Bundeskanzlerin Angela Merkel sagte nach der Einigung der Spitzengruppe, sie sehe das Ergebnis mit gemischten Gefühlen. "Wir sind einen Schritt vorangekommen, ich hätte mir aber mehr Schritte gewünscht", so Merkel in der Nacht. Die Frage sei gewesen, den ganzen Prozess abzubrechen oder weiterzuarbeiten. Merkel räumte ein, es sei nicht gelungen, verbindliche Verpflichtungen für Schwellen- und Entwicklungsländer festzuzurren. "Der Weg zu einem neuen Abkommen ist noch recht weit." Im Sommer sei eine Konferenz in Bonn geplant.
Alles dreht sich um die "Vereinbarung von Kopenhagen"
Der "Copenhagen Accord" soll als politisches Abschlussdokument der zweiwöchigen UN-Klimakonferenz die Grundlage für ein verbindliches neues Weltklimaabkommen bilden. Das Abkommen selbst soll erst im kommenden Jahr fertig werden. Im Schlussdokument sollten aus deutscher Sicht bereits alle wichtigen Ziele festgeschrieben werden. Dazu zählen neben dem Zwei-Grad-Ziel auch Ziele zur Reduzierung der Treibhausgase für Industrie- und Schwellenländer sowie Hilfszusagen von reichen an arme Länder.
Schlafende Delegierte in Kopenhagen: Das Ringen um eine Lösung im Konflikt um die Klimaziele dauerte lang.
Das noch inoffizielle Papier enthält nach Angaben vom Abend zwölf Punkte, die alle zusammen verabschiedet werden und dem alle 193 Teilnehmerstaaten zustimmen müssen. Der Entwurf enthält die Klimaziele für Industrieländer, die sie selbst bereits vorgelegt hatten: Die EU will ihre Emissionen von 1990 bis 2020 um 20 bis 30 Prozent reduzieren, Japan um 25 Prozent. Die USA schlagen vor, ihre Treibhausgase von 2005 bis 2020 um 14 bis 17 Prozent zu reduzieren. China hat das Ziel, den Treibhausgasausstoß im Vergleich zum Wirtschaftswachstum um 40 bis 45 Prozent bis 2020 zusenken.
Reiche Länder sollen zunächst 30 Milliarden Dollar an ärmere zahlen
In dem Entwurf gibt es bislang aber noch viele Unbekannte. Inwieweit die Entwicklungs- und Schwellenländer Klimaziele erbringen müssen, soll davon abhängen, was die Industrieländer an Geld und Technik bereitstellen. Die reichen Länder werden zusammen 30 Milliarden Dollar für 2010 bis 2012 an die armen Länder geben. Sie "unterstützen" zudem das Ziel, ab 2020 rund 100 Milliarden Dollar für die umweltfreundliche Entwicklung ärmerer Länder bereitzustellen.

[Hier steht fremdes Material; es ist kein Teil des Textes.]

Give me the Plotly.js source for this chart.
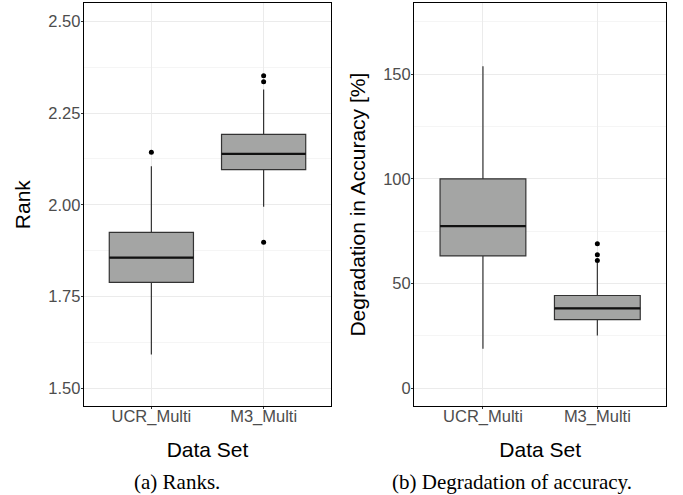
<!DOCTYPE html>
<html>
<head>
<meta charset="utf-8">
<script src="https://cdn.plot.ly/plotly-3.0.1.min.js"></script>
<style>html,body{margin:0;padding:0;background:#fff}#plot{width:683px;height:495px}</style>
</head>
<body>
<div id="plot"></div>
<script>
// ---- data ----
const categories = ["UCR_Multi", "M3_Multi"];

// (a) Ranks
const rankQ1 = [1.789, 2.096];
const rankMedian = [1.856, 2.139];
const rankQ3 = [1.925, 2.192];
const rankLowerFence = [1.592, 1.995];
const rankUpperFence = [2.105, 2.314];
const rankOutliersUCR = [2.143];
const rankOutliersM3 = [2.352, 2.335, 1.898];

// (b) Degradation in accuracy [%]
const degQ1 = [63.2, 32.8];
const degMedian = [77.4, 38.2];
const degQ3 = [100.0, 44.3];
const degLowerFence = [18.9, 25.2];
const degUpperFence = [153.7, 59.8];
const degOutliersUCR = [];
const degOutliersM3 = [69.0, 63.8, 61.0];

const rankTicks = [1.50, 1.75, 2.00, 2.25, 2.50];
const rankTickText = ["1.50", "1.75", "2.00", "2.25", "2.50"];
const degTicks = [0, 50, 100, 150];

// ---- styles ----
const pos = [1, 2];
const boxWidth = 0.75;
const fill = "#a4a5a4";
const edge = "#333333";
const tickFont = {family: "Liberation Sans, Arial, sans-serif", size: 16.5, color: "#4d4d4d"};
const titleFont = {family: "Liberation Sans, Arial, sans-serif", size: 21, color: "#000"};

function boxTrace(q1, med, q3, lf, uf, xa, ya) {
  return {
    type: "box", x: pos, q1: q1, median: med, q3: q3,
    lowerfence: lf, upperfence: uf, width: boxWidth, whiskerwidth: 0,
    fillcolor: fill, line: {color: edge, width: 1.2},
    boxpoints: false, hoverinfo: "skip", showlegend: false,
    xaxis: xa, yaxis: ya
  };
}
function medianTraces(med, xa, ya) {
  return med.map((m, i) => ({
    type: "scatter", mode: "lines",
    x: [pos[i] - boxWidth / 2, pos[i] + boxWidth / 2], y: [m, m],
    line: {color: "#111", width: 2.2}, hoverinfo: "skip", showlegend: false,
    xaxis: xa, yaxis: ya
  }));
}
function outlierTrace(vals, p, xa, ya) {
  return {
    type: "scatter", mode: "markers", x: vals.map(() => p), y: vals,
    marker: {color: "#000", size: 5}, hoverinfo: "skip", showlegend: false,
    xaxis: xa, yaxis: ya
  };
}

const traces = [
  boxTrace(rankQ1, rankMedian, rankQ3, rankLowerFence, rankUpperFence, "x", "y"),
  ...medianTraces(rankMedian, "x", "y"),
  outlierTrace(rankOutliersUCR, pos[0], "x", "y"),
  outlierTrace(rankOutliersM3, pos[1], "x", "y"),
  boxTrace(degQ1, degMedian, degQ3, degLowerFence, degUpperFence, "x2", "y2"),
  ...medianTraces(degMedian, "x2", "y2"),
  outlierTrace(degOutliersUCR, pos[0], "x2", "y2"),
  outlierTrace(degOutliersM3, pos[1], "x2", "y2")
];

function xAxis(domain, anchor) {
  return {
    domain: domain, anchor: anchor, range: [0.4, 2.6],
    tickmode: "array", tickvals: pos, ticktext: categories,
    showgrid: true, gridcolor: "#ebebeb", gridwidth: 1,
    zeroline: false, showline: true, mirror: true, linecolor: "#000", linewidth: 1.3,
    ticks: "outside", ticklen: 2, tickcolor: "#333", tickwidth: 1,
    ticklabelstandoff: -7,
    tickfont: tickFont,
    title: {text: "Data Set", font: titleFont, standoff: 17}
  };
}

const layout = {
  width: 683, height: 495,
  margin: {l: 0, r: 0, t: 0, b: 0},
  paper_bgcolor: "#fff", plot_bgcolor: "#fff",
  showlegend: false,
  xaxis: xAxis([0.1230, 0.4846], "y"),
  xaxis2: xAxis([0.6066, 0.9751], "y2"),
  yaxis: {
    domain: [0.1798, 0.9933], anchor: "x", range: [1.452, 2.549],
    tickmode: "array", tickvals: rankTicks, ticktext: rankTickText,
    showgrid: true, gridcolor: "#ebebeb", gridwidth: 1,
    minor: {tickmode: "array", tickvals: [1.625, 1.875, 2.125, 2.375], showgrid: true, gridcolor: "#f2f2f2", gridwidth: 0.8, ticks: ""},
    zeroline: false, showline: true, mirror: true, linecolor: "#000", linewidth: 1.3,
    ticks: "outside", ticklen: 2, tickcolor: "#333", tickwidth: 1,
    ticklabelstandoff: -3,
    tickfont: tickFont,
    title: {text: "Rank", font: titleFont, standoff: 12}
  },
  yaxis2: {
    domain: [0.1798, 0.9933], anchor: "x2", range: [-8.45, 183.8],
    tickmode: "array", tickvals: degTicks,
    showgrid: true, gridcolor: "#ebebeb", gridwidth: 1,
    minor: {tickmode: "array", tickvals: [25, 75, 125, 175], showgrid: true, gridcolor: "#f2f2f2", gridwidth: 0.8, ticks: ""},
    zeroline: false, showline: true, mirror: true, linecolor: "#000", linewidth: 1.3,
    ticks: "outside", ticklen: 2, tickcolor: "#333", tickwidth: 1,
    ticklabelstandoff: -3,
    tickfont: tickFont,
    title: {text: "Degradation in Accuracy [%]", font: titleFont, standoff: 11}
  },
  annotations: [
    {text: "(a) Ranks.", xref: "paper", yref: "paper", x: 176.8 / 683, y: (495 - 482) / 495,
     xanchor: "center", yanchor: "middle", showarrow: false,
     font: {family: "Liberation Serif, Times New Roman, serif", size: 21, color: "#000"}},
    {text: "(b) Degradation of accuracy.", xref: "paper", yref: "paper", x: 512 / 683, y: (495 - 482) / 495,
     xanchor: "center", yanchor: "middle", showarrow: false,
     font: {family: "Liberation Serif, Times New Roman, serif", size: 21, color: "#000"}}
  ]
};

Plotly.newPlot("plot", traces, layout, {staticPlot: true, displayModeBar: false});
</script>
</body>
</html>
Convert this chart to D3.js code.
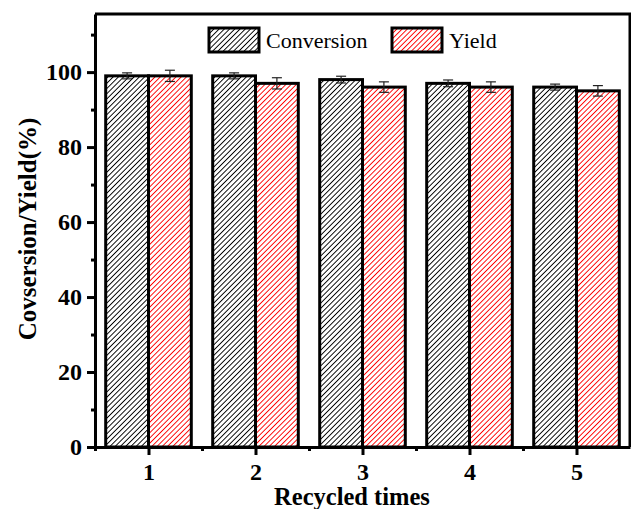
<!DOCTYPE html>
<html>
<head>
<meta charset="utf-8">
<script src="https://cdn.jsdelivr.net/npm/d3@7"></script>
<style>
  body { margin: 0; background: #fff; }
  svg { display: block; font-family: "Liberation Serif", "Times New Roman", serif; }
</style>
</head>
<body>
<svg id="chart" width="631" height="509"></svg>
<script>
const cycles = ['1', '2', '3', '4', '5'];
const seriesNames = ['Conversion', 'Yield'];
const conversion = [99, 99, 98, 97, 96];
const conversionErr = [0.8, 0.8, 0.9, 0.9, 0.8];
const yieldVals = [99, 97, 96, 96, 95];
const yieldErr = [1.5, 1.5, 1.4, 1.4, 1.4];
const yMajorTicks = [0, 20, 40, 60, 80, 100];
const yMinorTicks = [10, 30, 50, 70, 90, 110];

const $svg = d3.select('#chart');
const plotLeft = 95, plotRight = 630, plotTop = 14, plotBottom = 447;

const x = d3.scaleBand().domain(cycles).range([plotLeft, plotRight])
  .paddingInner(0.2).paddingOuter(0.1);
const xs = d3.scaleBand().domain(seriesNames).range([0, x.bandwidth()]);
const y = d3.scaleLinear().domain([0, 115.5]).range([plotBottom, plotTop]);

const colors = { Conversion: '#000', Yield: '#ff0000' };

// hatch patterns
const defs = $svg.append('defs');
seriesNames.forEach(s => {
  const p = defs.append('pattern')
    .attr('id', `hatch-${s}`)
    .attr('patternUnits', 'userSpaceOnUse')
    .attr('width', 3.7).attr('height', 10)
    .attr('patternTransform', 'rotate(45)');
  p.append('rect').attr('width', 3.7).attr('height', 10).attr('fill', '#fff');
  p.append('line')
    .attr('x1', 0.7).attr('x2', 0.7).attr('y1', 0).attr('y2', 10)
    .attr('stroke', colors[s]).attr('stroke-width', 1.1)
    .attr('shape-rendering', 'crispEdges');
});

const rows = cycles.map((c, i) => ({
  c,
  vals: [
    { s: 'Conversion', v: conversion[i], e: conversionErr[i] },
    { s: 'Yield', v: yieldVals[i], e: yieldErr[i] }
  ]
}));

const $group = $svg.selectAll('.cycle')
  .data(rows)
  .enter()
  .append('g')
  .attr('class', 'cycle')
  .attr('transform', d => `translate(${x(d.c)},0)`);

$group.selectAll('rect')
  .data(d => d.vals)
  .enter()
  .append('rect')
  .attr('x', d => xs(d.s))
  .attr('y', d => y(d.v))
  .attr('width', xs.bandwidth())
  .attr('height', d => y(0) - y(d.v))
  .attr('fill', d => `url(#hatch-${d.s})`)
  .attr('stroke', '#000')
  .attr('stroke-width', 3);

// error bars
const $err = $group.selectAll('.err')
  .data(d => d.vals)
  .enter()
  .append('g')
  .attr('class', 'err')
  .attr('stroke', '#222')
  .attr('stroke-width', 1.2);
$err.append('line')
  .attr('x1', d => xs(d.s) + xs.bandwidth() / 2)
  .attr('x2', d => xs(d.s) + xs.bandwidth() / 2)
  .attr('y1', d => y(d.v + d.e))
  .attr('y2', d => y(d.v - d.e));
[1, -1].forEach(k => {
  $err.append('line')
    .attr('x1', d => xs(d.s) + xs.bandwidth() / 2 - 5)
    .attr('x2', d => xs(d.s) + xs.bandwidth() / 2 + 5)
    .attr('y1', d => y(d.v + k * d.e))
    .attr('y2', d => y(d.v + k * d.e));
});

// frame (top and right)
$svg.append('path')
  .attr('d', `M${plotLeft},${plotTop}H${plotRight}V${plotBottom}`)
  .attr('fill', 'none').attr('stroke', '#000').attr('stroke-width', 3);

// y axis
$svg.append('g')
  .attr('class', 'axis')
  .attr('transform', `translate(${plotLeft},0)`)
  .call(d3.axisLeft(y).tickValues(yMajorTicks).tickSize(8).tickSizeOuter(0).tickPadding(5));
$svg.append('g')
  .attr('class', 'axis')
  .attr('transform', `translate(${plotLeft},0)`)
  .call(d3.axisLeft(y).tickValues(yMinorTicks).tickSize(4).tickFormat('').tickSizeOuter(0))
  .call(g => g.select('.domain').remove());

// x axis
const xLin = d3.scaleLinear().domain([0.5, 5.5]).range([plotLeft, plotRight]);
$svg.append('g')
  .attr('class', 'axis')
  .attr('transform', `translate(0,${plotBottom})`)
  .call(d3.axisBottom(xLin).tickValues(cycles.map(Number)).tickFormat(d3.format('d'))
    .tickSize(8).tickSizeOuter(0).tickPadding(8));
$svg.append('g')
  .attr('class', 'axis')
  .attr('transform', `translate(0,${plotBottom})`)
  .call(d3.axisBottom(xLin).tickValues([0.5, 1.5, 2.5, 3.5, 4.5]).tickSize(4).tickFormat('').tickSizeOuter(0))
  .call(g => g.select('.domain').remove());

$svg.selectAll('.axis .domain, .axis .tick line').attr('stroke', '#000').attr('stroke-width', 3);
$svg.selectAll('.axis .tick text')
  .attr('font-family', '"Liberation Serif", serif')
  .attr('font-size', 24)
  .attr('font-weight', 'bold')
  .attr('fill', '#000');

// axis titles
$svg.append('text')
  .attr('transform', 'translate(36,229) rotate(-90)')
  .attr('text-anchor', 'middle')
  .attr('font-size', 25).attr('font-weight', 'bold')
  .text('Covsersion/Yield(%)');
$svg.append('text')
  .attr('x', 352).attr('y', 505)
  .attr('text-anchor', 'middle')
  .attr('font-size', 24.5).attr('font-weight', 'bold')
  .text('Recycled times');

// legend
const legendX = [209, 392];
const $legend = $svg.selectAll('.legend')
  .data(seriesNames)
  .enter()
  .append('g')
  .attr('class', 'legend')
  .attr('transform', (d, i) => `translate(${legendX[i]},28)`);
$legend.append('rect')
  .attr('width', 50).attr('height', 24)
  .attr('fill', d => `url(#hatch-${d})`)
  .attr('stroke', '#000').attr('stroke-width', 3);
$legend.append('text')
  .attr('x', 57).attr('y', 20)
  .attr('font-size', 22)
  .text(d => d);
</script>
</body>
</html>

Die Vereinbarung soll dem Entwurf zufolge 2016 überprüft werden mit Blick auf die Möglichkeit, die Erderwärmung auf nur 1,5 Grad zu begrenzen. Dies hatten vor allem kleine Inselstaaten gefordert, die vom Anstieg der Meeresspiegel bedroht sind. Konkretisiert wurde auch nicht, wie die Ziele überprüft werden sollen.
Russland kritisiert Gipfel-Vorbereitung
Russlands Präsident Dimitri Medwedjew war bereits vor der Einigung auf den Kompromiss abgereist. Dessen Klimareferent Arkadi Dorkowitsch kritisierte die Organisatoren des Gipfels scharf. Es handele sich um eines der "erfolglosesten Treffen auf höchster Ebene" überhaupt.